I suppose it was the Peter Schreiers of the podium whose shadow kept Simon Rattle away from the core Viennese classics for so long. Rattle made his name with modern scores and has been coyly holding back from Beethoven until the time seemed right. But now he is embarked on his first Beethoven Symphony Cycle, running in Birmingham and London with the CBSO; and from the first instalment of Symphonies 1 & 3 there can be no doubt that the time is right. His readings are a strong, coherent synthesis of period sensitivity with Grand Tradition. They feel thoroughly absorbed but at the same time brilliantly alive, with an exhilarating rhythmic ardour and a crystal clarity of sound throughout the orchestra - which Rattle realigns in recognition of the disparate demands of these two scores. For No 3 he has more second violins than firsts and the same number of basses as cellos, which is something to think about.

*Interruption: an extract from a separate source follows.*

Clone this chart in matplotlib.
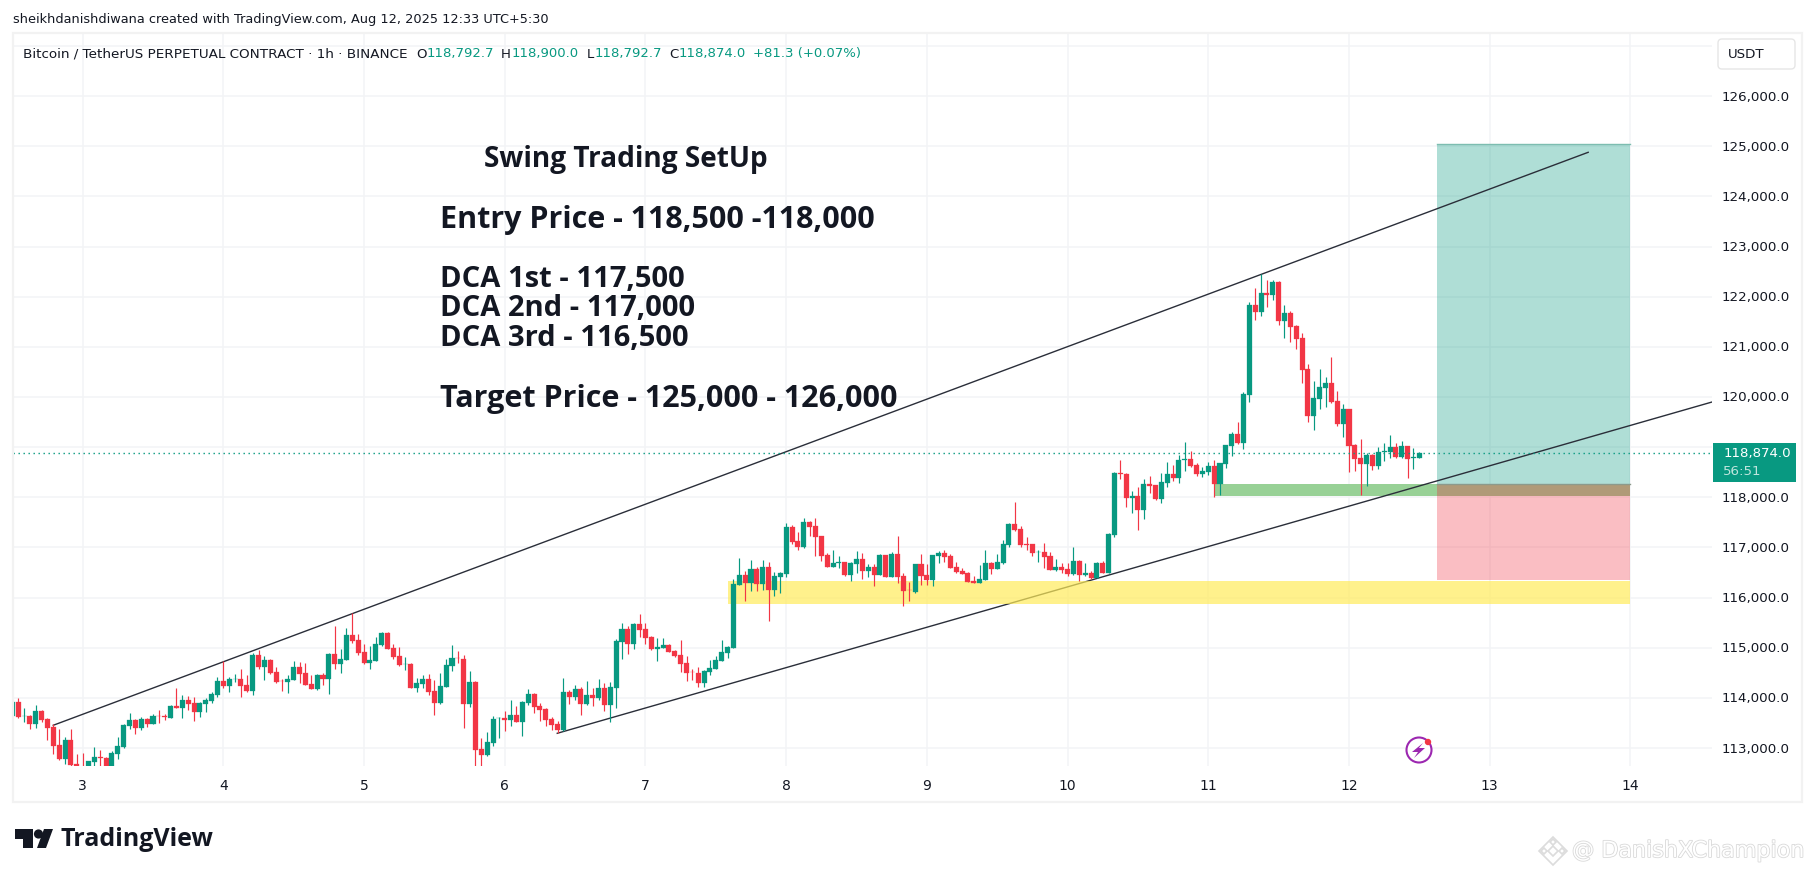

As often with Rattle's CBSO performances, I'm tempted to qualify my enthusiasm with the rider that it was remarkable in spite of the limitations of the orchestra (especially the string sound). But with Beethoven's Third it's not inappropriate to feel that the instruments are being stretched to their limits. Like hearing Beethoven sonatas on a fortepiano rather than a Steinway, you're reminded of the challenge that the music set its first interpreters. And that's exciting.

'A Little Night Music': Olivier, SE1 (0171 928 2252), in rep. 'Tosca': ROH, WC2 (0171 304 4000), Thurs. Beethoven Symphony Cycle: Birmingham Symphony Hall (0121 212 3333), 11 Oct; Barbican, EC2 (0171 960 4242), 13 Oct.